Se non fosse che, proprio LA SCORSA settimana, un data miner ha scoperto che gli attacchi delle Bestie Ardenti nascondono stralci di codice legati alla regolamentazione del comportamento dei draghi su Skyrim, oltre a numerosi altri copia-incolla ereditati dalle precedenti release.
Insomma, i difetti strutturali hanno iniziato lentamente ad intrecciarsi con le incomprensioni a livello di comunicazione, a partire da quegli "spettacolari bug" annunciati al lancio della B.E.T.A. e mal digeriti da una community ormai stanca di sfruttare l'impianto di modding per risolvere i problemi dei titoli più recenti.
Mentre gli entusiasti del sistema di crafting facevano i conti con la scomparsa del proprio C.A.M.P, gli aficionados della componente narrativa si scontravano con terminali ed olonastri che, pur riuscendo ad aggiungere note di sapore alla caratterizzazione dell'Appalachia, eliminavano di fatto la componente ruolistica e interattiva, senza che il comparto multigiocatore fosse rifinito al punto da prenderne il posto.
L'effettivo valore dell'esperienza è una tematica già trattata in sede di recensione, tuttavia, trovandoci ormai in fasi avanzate dell'analisi, ci siamo resi conto che nemmeno la scrittura riesce ad avvicinarsi a un qualsiasi genere di conclusione. L'intera filosofia di game design si risolve in uno scheletro dell'universo di Fallout, senza poter contare neppure su un epilogo parziale, riducendo il titolo ad un surrogato tripla A delle esperienze survival che hanno caratterizzato l'ecosistema early access nel corso degli ultimi anni.
Chris Mayer sostiene, ed è un'idea condivisibile, che "i Live Games vivono e muoiono a seconda della frequenza con cui vengono aggiornati" e "solamente riuscendo a mantenere un equilibrio tra piccoli costanti tweak e grosse fette di contenuti", si arriva ad ottenere il massimo risultato. Tuttavia, a oltre due settimane dal lancio, non abbiamo ancora potuto vedere una reale roadmap al di fuori di quelle destinate a risolvere i problemi che minano la stabilità delle fondamenta, introducendo correzioni per i numerosi bug e feature che già dovevano essere presenti nel prodotto finito.

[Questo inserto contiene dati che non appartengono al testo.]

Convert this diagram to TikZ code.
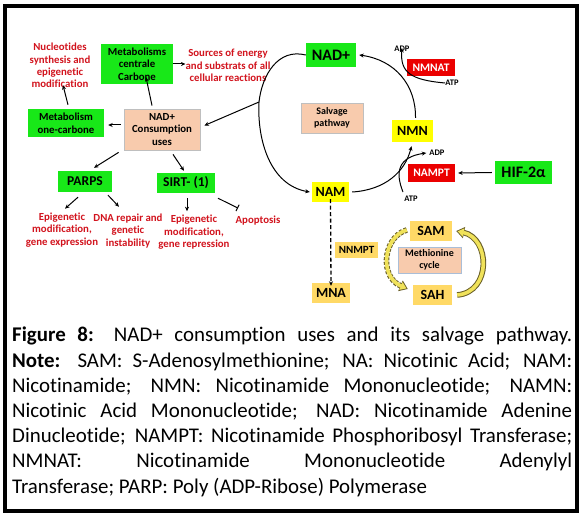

La necessità di un lavoro di restauro in pieno stile No Man's Sky si è palesata ben prima del day one e, verosimilmente, farà slittare le iniezioni di contenuti previste per il futuro, mettendo a rischio proprio quei giocatori che, a differenza della massa, stavano apprezzando le meccaniche alla base di Fallout 76.
Tutta questa serie di problematiche si traduce nell'impossibilità, perlomeno momentanea, di realizzare un sistema di monetizzazione efficace nel lungo periodo. Gli utenti di Reddit, inoltre, hanno recentemente scoperto che il meccanismo di rimborso del Bethesda Launcher è stato bloccato e, qualora si tentasse di agire tramite la propria carta di credito, si andrebbe incontro al ban da parte dell'applicazione.
Come se non bastasse, i possessori della Collector's Edition si sono resi conto che la pubblicizzata borsa di tela era stata sostituita con una più dozzinale versione in nylon, mentre molti acquirenti della spettacolare Power Armor Edition hanno riscontrato più di un problema con le funzionalità dell'elmo presente nella confezione.
La domanda è lecita: si tratta di questioni che sarebbero sorte ugualmente se il titolo si fosse rivelato un successo commerciale? Avremmo pubblicato questo articolo se non ci trovassimo nel fitto di un clamoroso scenario di backlash? Che si tratti di cavalcare l'onda o meno, la release di Fallout 76 è senza dubbio la peggio recepita nella storia di Bethesda Game Studios, e ogni giorno sembrano emergere nuove criticità.
Non possiamo fare altro che darvi un consiglio: non prendetevela con Bethesda perché ha tentato una sortita nell'ormai indispensabile universo dei Games as a Service; piuttosto, prendetevela con il prodotto finito, proprio perché Bethesda Game Studios ci ha abituati a ben altro nel corso degli ultimi trent'anni.